Q33 Mr. Gerry Steinberg (City of Durham): What about the houses?

Mr Gieve: When we set up NAS at the beginning in 2001, we were facing a crisis in housing people. We wanted to get them out of Dover and London and the South East. We were desperate for housing and we had to go on the open market and get it where we could. In negotiation, we obviously at that time had to choose between how much we paid on the spot market, like we do per bed for emergency accommodation, and how far we offered people the assurance of an income for several years, when you get it cheaper because they can count on it for a few years. At the moment we are a victim of our own success and we have reduced the asylum intake and backlogs by more than anyone expected a few years ago, but we are now working on re-negotiating those contracts in order to minimise the cost.

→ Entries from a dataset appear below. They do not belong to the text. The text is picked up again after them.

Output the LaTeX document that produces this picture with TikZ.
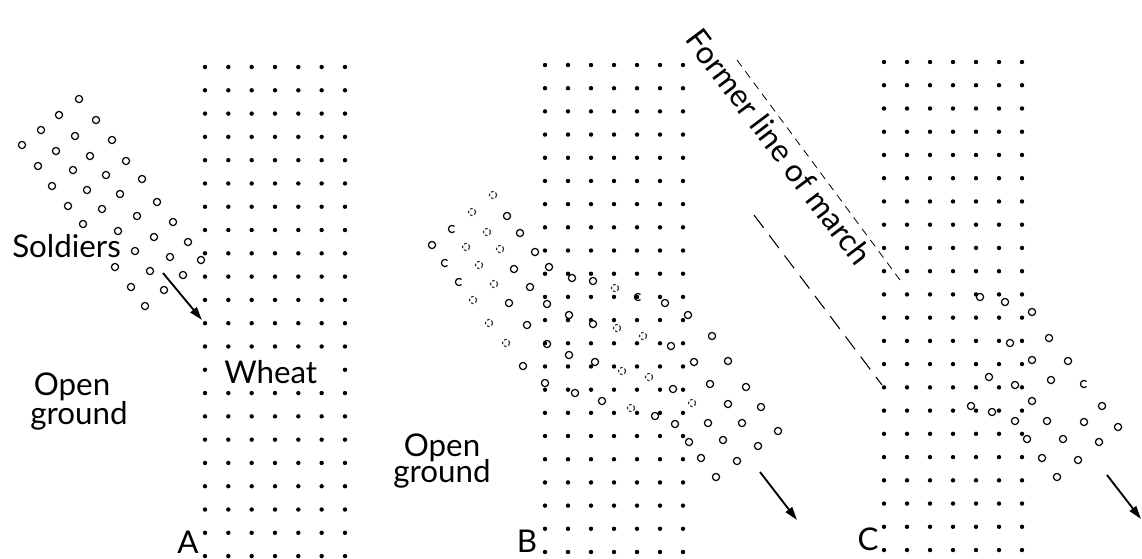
\documentclass[tikz,border=0pt]{standalone}
\usepackage{fontspec}
\setmainfont{Lato}
\usetikzlibrary{arrows.meta}
\begin{document}
\begin{tikzpicture}[x=0.75pt,y=-0.75pt,
  wheatdot/.style={fill=black},
  soldier/.style={draw=black,line width=0.9pt},
  faint/.style={draw=black!85,line width=0.85pt,dash pattern=on 2pt off 1.6pt},
  march/.style={line width=1.4pt,-{Triangle[length=10pt,width=6pt]}},
  lbl/.style={font=\fontsize{23.5}{28}\selectfont,inner sep=0pt},
  formerline/.style={line width=0.6pt,dash pattern=on 6pt off 4.5pt},
  trackline/.style={line width=0.8pt,dash pattern=on 12pt off 7pt}]
\fill[white] (0,0) rectangle (1142,558);
\useasboundingbox (0,0) rectangle (1142,558);
% ---------- wheat fields ----------
% A
\foreach \i in {0,...,6}{
  \foreach \j in {0,...,12}{\fill[wheatdot] ({205+\i*23.33},{67+\j*23.29}) circle[radius=1.65pt];}
  \foreach \j in {14,...,21}{\fill[wheatdot] ({205+\i*23.33},{67+\j*23.29}) circle[radius=1.65pt];}
}
\foreach \i in {0,6}{\fill[wheatdot] ({205+\i*23.33},{67+13*23.29}) circle[radius=1.65pt];}
% B
\foreach \i in {0,...,6}{\foreach \j in {0,...,21}{
  \fill[wheatdot] ({545+\i*23},{65+\j*23.19}) circle[radius=1.65pt];}}
% C
\foreach \i in {0,...,6}{\foreach \j in {0,...,21}{
  \fill[wheatdot] ({884+\i*23},{62+\j*23.24}) circle[radius=1.65pt];}}
% ---------- soldiers A ----------
\foreach \p in {(79,99),(59,115),(96,120),(41,130),(75,136),(112,140),(22,145),(56,151),(90,156),(126,161),(38,166),(73,170),(106,175),(142,179),(52,186),(87,190),(120,194),(157,202),(68,206),(102,209),(137,216),(173,222),(83,224),(118,231),(154,237),(188,242),(135,251),(170,257),(201,260),(115,267),(150,271),(183,275),(131,287),(164,290),(145,306)}
  \draw[soldier] \p circle[radius=2.7pt];
% ---------- soldiers B ----------
\foreach \p in {(507,216),(520,233),(432,245),(535,252),(514,269),(549,267),(530,287),(572,278),(593,281),(509,303),(547,304),(665,303),(569,315),(688,315),(527,325),(593,324),(712,336),(547,344),(671,346),(569,355),(595,362),(523,366),(694,362),(728,361),(545,383),(575,393),(602,401),(673,389),(710,384),(746,387),(728,404),(761,407),(655,416),(675,424),(708,423),(742,423),(778,431),(689,442),(723,440),(758,446),(701,458),(737,461),(716,477)}
  \draw[soldier] \p circle[radius=2.7pt];
\foreach \p in {(452,229),(445,263),(459,282),(638,297),(1084,384)}
  \draw[soldier] \p ++(45:2.7pt) arc[start angle=45,end angle=315,radius=2.7pt];
\foreach \p in {(493,195),(472,212),(487,232),(466,247),(500,249),(479,265),(494,284),(473,300),(489,323),(506,343),(615,288),(617,328),(643,336),(622,371),(649,377),(631,408),(692,403)}
  \draw[faint] \p circle[radius=2.7pt];
% ---------- soldiers C ----------
\foreach \p in {(980,297),(1005,302),(1032,312),(1049,338),(1010,343),(1032,360),(1068,361),(989,377),(1015,385),(1051,380),(1032,401),(971,406),(992,412),(1102,406),(1015,421),(1047,421),(1084,422),(1118,427),(1027,439),(1063,439),(1099,442),(1042,458),(1078,460),(1057,477)}
  \draw[soldier] \p circle[radius=2.7pt];
% ---------- arrows ----------
\coordinate (aS) at (163,273); \coordinate (aE) at (202,320);
\coordinate (bS) at (760,472); \coordinate (bE) at (797,520);
\coordinate (cS) at (1107,475); \coordinate (cE) at (1141,519);
\draw[march] (aS) -- (aE);
\draw[march] (bS) -- (bE);
\draw[march] (cS) -- (cE);
% ---------- former line of march ----------
\coordinate (f1) at (737,60); \coordinate (f2) at (900,280);
\coordinate (t1) at (754,215); \coordinate (t2) at (882,385);
\draw[formerline] (f1) -- (f2);
\draw[trackline] (t1) -- (t2);
\node[lbl,rotate=-53] (former) at (779,147) {Former line of march};
% ---------- labels ----------
\node[lbl,anchor=base west] (soldiers) at (12,257) {Soldiers};
\node[lbl,anchor=base west] (wheat) at (224,383) {Wheat};
\node[lbl,anchor=base] (openA) at (72,395) {Open};
\node[lbl,anchor=base] (groundA) at (79,424) {ground};
\node[lbl,anchor=base] (openB) at (442,456) {Open};
\node[lbl,anchor=base] (groundB) at (442,482) {ground};
\node[lbl,anchor=base] (labA) at (188,553) {A};
\node[lbl,anchor=base] (labB) at (527,552) {B};
\node[lbl,anchor=base] (labC) at (868,550) {C};
\end{tikzpicture}
\end{document}
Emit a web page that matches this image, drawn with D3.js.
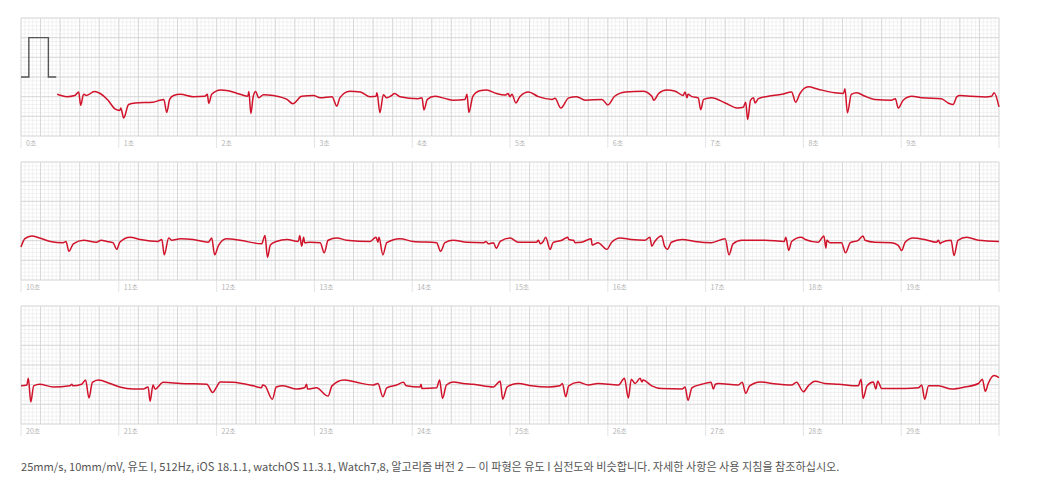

Q34 Mr. Gerry Steinberg (City of Durham): A victim of your success.

Mr Gieve: Do you think it is a success or not that asylum applications have come down? When the Prime Minister told us we had to halve the number of unfounded asylum applications, I thought that was a pretty stiff target and I think that I indeed did extremely well to do it.

Mr. Gerry Steinberg (City of Durham): Congratulations.

This is an uncorrected transcript of evidence taken in public and reported to the House. The transcript has been placed on the internet on the authority of the Committee. Neither witnesses nor Members have had the opportunity to correct the record. The transcript is not yet an approved formal record of these proceedings.